** begin **

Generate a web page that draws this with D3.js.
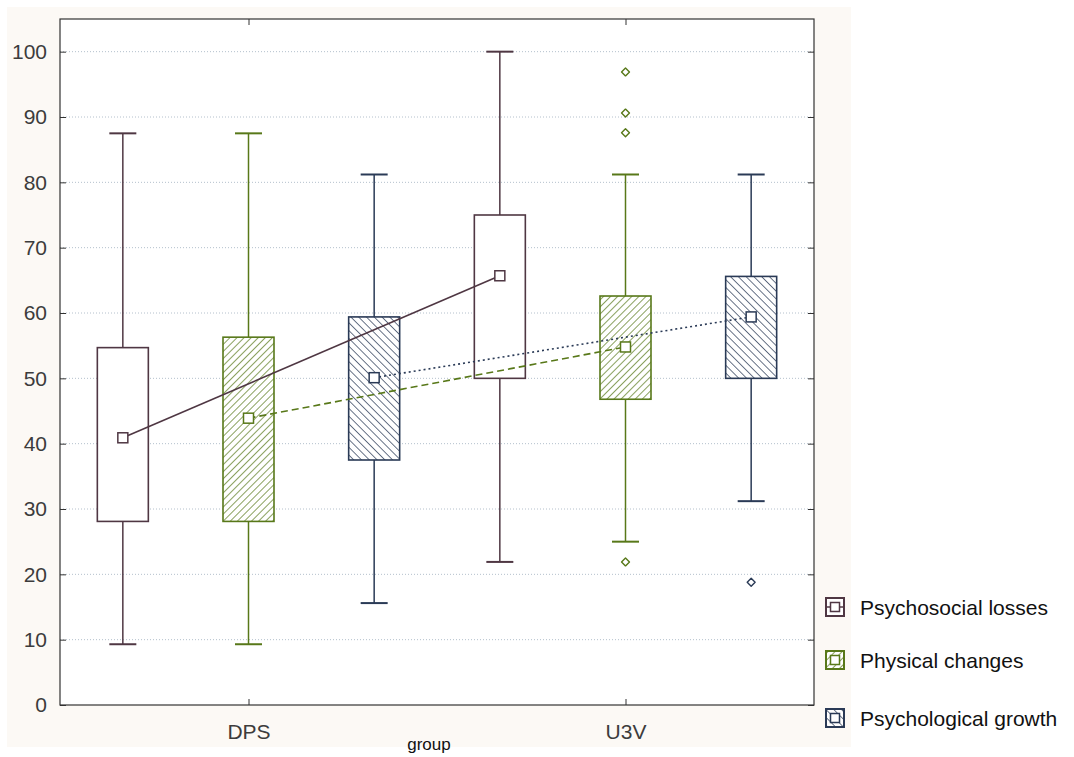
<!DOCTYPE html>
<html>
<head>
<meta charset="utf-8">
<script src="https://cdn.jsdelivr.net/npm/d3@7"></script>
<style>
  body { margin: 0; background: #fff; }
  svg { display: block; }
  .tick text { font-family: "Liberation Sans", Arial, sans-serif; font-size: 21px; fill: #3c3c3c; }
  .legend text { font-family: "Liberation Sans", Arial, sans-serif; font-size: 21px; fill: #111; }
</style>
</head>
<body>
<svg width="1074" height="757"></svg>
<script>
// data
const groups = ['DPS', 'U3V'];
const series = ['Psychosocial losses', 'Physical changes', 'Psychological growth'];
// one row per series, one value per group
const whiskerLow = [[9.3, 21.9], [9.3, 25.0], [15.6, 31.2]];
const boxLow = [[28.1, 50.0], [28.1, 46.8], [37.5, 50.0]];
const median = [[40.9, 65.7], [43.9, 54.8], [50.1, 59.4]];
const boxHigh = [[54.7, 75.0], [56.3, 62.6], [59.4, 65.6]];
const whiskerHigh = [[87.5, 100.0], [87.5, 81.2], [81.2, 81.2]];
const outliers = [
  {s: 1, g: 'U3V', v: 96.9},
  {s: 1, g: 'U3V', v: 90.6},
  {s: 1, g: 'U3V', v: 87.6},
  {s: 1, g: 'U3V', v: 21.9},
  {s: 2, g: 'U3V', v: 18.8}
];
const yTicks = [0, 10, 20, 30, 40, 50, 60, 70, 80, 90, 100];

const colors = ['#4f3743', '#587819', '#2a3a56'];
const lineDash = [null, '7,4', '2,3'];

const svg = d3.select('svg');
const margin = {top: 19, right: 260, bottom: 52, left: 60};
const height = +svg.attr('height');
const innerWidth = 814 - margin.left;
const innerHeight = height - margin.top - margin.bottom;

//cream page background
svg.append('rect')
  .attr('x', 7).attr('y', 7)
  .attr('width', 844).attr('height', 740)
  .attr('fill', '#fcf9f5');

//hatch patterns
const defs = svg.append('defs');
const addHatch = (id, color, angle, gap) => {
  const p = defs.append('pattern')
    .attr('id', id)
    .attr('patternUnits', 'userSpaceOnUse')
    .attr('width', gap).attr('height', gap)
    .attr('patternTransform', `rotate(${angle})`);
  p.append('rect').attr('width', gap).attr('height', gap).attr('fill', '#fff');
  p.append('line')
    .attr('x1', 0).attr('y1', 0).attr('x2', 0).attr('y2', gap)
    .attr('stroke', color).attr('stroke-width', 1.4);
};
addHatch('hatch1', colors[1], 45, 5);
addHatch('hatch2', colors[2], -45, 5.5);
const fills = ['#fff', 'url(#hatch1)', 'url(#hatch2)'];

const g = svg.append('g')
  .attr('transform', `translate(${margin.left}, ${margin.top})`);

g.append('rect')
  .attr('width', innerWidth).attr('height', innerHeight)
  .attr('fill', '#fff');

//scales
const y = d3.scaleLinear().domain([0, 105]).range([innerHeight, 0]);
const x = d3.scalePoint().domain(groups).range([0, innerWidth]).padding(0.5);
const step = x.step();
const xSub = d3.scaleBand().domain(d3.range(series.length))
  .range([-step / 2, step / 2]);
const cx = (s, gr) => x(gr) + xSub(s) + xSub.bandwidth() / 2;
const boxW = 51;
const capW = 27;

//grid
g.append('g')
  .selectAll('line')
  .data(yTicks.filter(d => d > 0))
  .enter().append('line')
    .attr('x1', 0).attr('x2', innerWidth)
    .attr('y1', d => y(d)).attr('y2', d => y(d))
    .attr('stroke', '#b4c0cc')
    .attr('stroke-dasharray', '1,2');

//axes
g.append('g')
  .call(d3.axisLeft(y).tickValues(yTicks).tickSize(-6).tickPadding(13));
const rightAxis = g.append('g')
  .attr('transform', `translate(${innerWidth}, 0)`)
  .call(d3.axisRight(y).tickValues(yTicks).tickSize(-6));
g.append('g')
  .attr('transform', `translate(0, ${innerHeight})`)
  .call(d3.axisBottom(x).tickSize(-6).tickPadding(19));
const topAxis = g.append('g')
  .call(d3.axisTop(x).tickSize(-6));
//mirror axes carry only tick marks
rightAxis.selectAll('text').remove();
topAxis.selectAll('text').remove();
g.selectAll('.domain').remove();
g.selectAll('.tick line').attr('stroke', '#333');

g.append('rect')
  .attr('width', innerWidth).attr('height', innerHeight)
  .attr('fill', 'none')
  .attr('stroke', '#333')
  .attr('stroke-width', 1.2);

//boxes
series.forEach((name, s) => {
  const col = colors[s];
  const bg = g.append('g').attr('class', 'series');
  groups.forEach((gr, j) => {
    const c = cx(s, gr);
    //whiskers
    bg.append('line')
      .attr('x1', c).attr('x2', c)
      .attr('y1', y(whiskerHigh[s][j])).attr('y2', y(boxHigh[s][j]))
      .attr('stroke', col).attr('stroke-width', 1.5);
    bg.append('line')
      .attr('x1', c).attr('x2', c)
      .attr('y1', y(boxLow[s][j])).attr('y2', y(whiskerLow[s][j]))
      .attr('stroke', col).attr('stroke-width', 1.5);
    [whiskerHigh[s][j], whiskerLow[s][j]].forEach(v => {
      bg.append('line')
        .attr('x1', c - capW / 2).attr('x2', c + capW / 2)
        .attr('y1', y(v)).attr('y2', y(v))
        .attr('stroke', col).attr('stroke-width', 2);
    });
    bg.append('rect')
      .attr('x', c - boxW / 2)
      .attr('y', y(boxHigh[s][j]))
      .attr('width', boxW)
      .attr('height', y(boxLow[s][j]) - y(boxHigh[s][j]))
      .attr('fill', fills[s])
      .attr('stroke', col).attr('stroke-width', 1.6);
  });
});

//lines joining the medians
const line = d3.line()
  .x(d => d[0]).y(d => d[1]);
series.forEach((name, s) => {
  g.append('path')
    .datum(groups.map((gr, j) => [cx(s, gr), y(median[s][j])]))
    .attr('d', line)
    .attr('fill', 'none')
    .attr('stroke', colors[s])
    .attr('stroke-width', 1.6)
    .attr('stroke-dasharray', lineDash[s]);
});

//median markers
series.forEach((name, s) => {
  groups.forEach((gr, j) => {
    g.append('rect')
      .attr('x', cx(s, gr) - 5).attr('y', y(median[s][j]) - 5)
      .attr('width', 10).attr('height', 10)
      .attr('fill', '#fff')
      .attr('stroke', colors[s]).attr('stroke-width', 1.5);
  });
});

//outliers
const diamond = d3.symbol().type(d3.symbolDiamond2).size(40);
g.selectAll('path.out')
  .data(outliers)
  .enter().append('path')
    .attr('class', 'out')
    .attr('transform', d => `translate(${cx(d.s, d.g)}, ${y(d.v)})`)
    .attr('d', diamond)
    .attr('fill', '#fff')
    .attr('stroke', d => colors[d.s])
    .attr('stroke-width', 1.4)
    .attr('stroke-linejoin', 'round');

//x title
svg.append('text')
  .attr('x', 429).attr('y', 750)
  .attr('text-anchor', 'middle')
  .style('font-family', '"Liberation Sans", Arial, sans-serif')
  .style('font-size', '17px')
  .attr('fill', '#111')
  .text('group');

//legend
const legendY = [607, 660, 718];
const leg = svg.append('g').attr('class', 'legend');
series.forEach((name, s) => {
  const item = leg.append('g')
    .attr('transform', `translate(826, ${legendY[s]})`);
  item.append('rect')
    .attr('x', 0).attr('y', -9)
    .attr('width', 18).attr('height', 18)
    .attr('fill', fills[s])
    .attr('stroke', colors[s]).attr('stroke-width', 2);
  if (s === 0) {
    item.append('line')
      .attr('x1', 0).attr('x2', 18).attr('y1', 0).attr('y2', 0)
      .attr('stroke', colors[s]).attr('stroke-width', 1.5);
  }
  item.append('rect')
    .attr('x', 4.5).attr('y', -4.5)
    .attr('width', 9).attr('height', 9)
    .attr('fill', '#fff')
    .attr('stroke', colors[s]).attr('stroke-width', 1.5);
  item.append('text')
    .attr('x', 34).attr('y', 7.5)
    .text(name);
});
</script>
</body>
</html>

** end **

• **The exercise**: Lines containing the word "page" are to be tallied; report only the total.

• **Finished task**: 2